--- Data ---

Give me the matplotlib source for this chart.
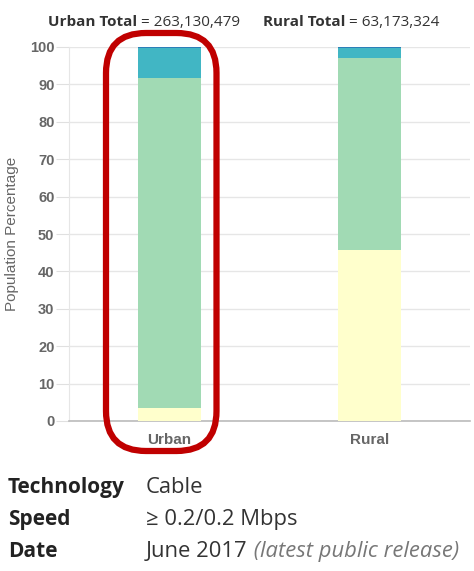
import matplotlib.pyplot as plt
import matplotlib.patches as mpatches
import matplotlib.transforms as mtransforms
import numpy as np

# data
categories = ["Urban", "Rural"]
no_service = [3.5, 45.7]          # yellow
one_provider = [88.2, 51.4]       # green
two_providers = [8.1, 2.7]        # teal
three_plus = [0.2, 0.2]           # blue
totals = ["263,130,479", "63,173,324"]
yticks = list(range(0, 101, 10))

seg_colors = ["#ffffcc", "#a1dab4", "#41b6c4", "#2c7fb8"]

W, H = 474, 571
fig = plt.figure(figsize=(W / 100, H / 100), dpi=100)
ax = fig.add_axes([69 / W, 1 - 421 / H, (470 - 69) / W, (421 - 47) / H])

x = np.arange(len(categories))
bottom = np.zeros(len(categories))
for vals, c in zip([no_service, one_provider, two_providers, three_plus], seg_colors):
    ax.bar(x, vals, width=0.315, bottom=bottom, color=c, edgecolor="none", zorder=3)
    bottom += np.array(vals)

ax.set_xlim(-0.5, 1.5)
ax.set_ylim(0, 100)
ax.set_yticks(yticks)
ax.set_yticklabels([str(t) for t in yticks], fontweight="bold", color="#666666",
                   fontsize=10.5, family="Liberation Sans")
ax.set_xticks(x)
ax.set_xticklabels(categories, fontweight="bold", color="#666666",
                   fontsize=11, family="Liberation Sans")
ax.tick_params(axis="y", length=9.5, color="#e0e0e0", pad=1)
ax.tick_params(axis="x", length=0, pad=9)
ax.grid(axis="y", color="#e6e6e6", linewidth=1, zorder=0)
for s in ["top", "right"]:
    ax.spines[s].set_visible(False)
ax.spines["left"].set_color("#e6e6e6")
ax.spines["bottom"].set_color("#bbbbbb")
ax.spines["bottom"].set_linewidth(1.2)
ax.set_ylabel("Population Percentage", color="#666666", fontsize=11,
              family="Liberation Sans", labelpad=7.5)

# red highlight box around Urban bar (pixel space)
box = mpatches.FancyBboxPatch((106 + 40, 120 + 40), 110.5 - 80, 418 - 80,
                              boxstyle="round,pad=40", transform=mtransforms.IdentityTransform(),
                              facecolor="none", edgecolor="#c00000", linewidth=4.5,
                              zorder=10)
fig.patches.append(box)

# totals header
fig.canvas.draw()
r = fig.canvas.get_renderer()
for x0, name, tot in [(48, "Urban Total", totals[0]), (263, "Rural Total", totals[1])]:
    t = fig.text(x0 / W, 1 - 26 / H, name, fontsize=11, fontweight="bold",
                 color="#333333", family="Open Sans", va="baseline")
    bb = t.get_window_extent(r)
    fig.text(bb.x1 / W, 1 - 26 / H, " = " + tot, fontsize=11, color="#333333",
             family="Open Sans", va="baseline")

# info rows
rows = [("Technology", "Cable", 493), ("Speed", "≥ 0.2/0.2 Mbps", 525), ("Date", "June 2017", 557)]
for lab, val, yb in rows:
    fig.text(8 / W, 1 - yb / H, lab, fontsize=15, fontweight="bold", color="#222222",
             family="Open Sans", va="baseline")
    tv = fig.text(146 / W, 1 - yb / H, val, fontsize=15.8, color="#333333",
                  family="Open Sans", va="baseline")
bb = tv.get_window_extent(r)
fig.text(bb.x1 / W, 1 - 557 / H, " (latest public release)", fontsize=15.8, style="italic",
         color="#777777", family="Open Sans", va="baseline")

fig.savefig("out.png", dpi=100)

--- Required task ---
Starting at the top of the listing above, please restate word for word each line up to and including the one that holds "bottom += np.array(vals)", omitting every image.

--- Final result ---
Give me the matplotlib source for this chart.
import matplotlib.pyplot as plt
import matplotlib.patches as mpatches
import matplotlib.transforms as mtransforms
import numpy as np

# data
categories = ["Urban", "Rural"]
no_service = [3.5, 45.7]          # yellow
one_provider = [88.2, 51.4]       # green
two_providers = [8.1, 2.7]        # teal
three_plus = [0.2, 0.2]           # blue
totals = ["263,130,479", "63,173,324"]
yticks = list(range(0, 101, 10))

seg_colors = ["#ffffcc", "#a1dab4", "#41b6c4", "#2c7fb8"]

W, H = 474, 571
fig = plt.figure(figsize=(W / 100, H / 100), dpi=100)
ax = fig.add_axes([69 / W, 1 - 421 / H, (470 - 69) / W, (421 - 47) / H])

x = np.arange(len(categories))
bottom = np.zeros(len(categories))
for vals, c in zip([no_service, one_provider, two_providers, three_plus], seg_colors):
    ax.bar(x, vals, width=0.315, bottom=bottom, color=c, edgecolor="none", zorder=3)
    bottom += np.array(vals)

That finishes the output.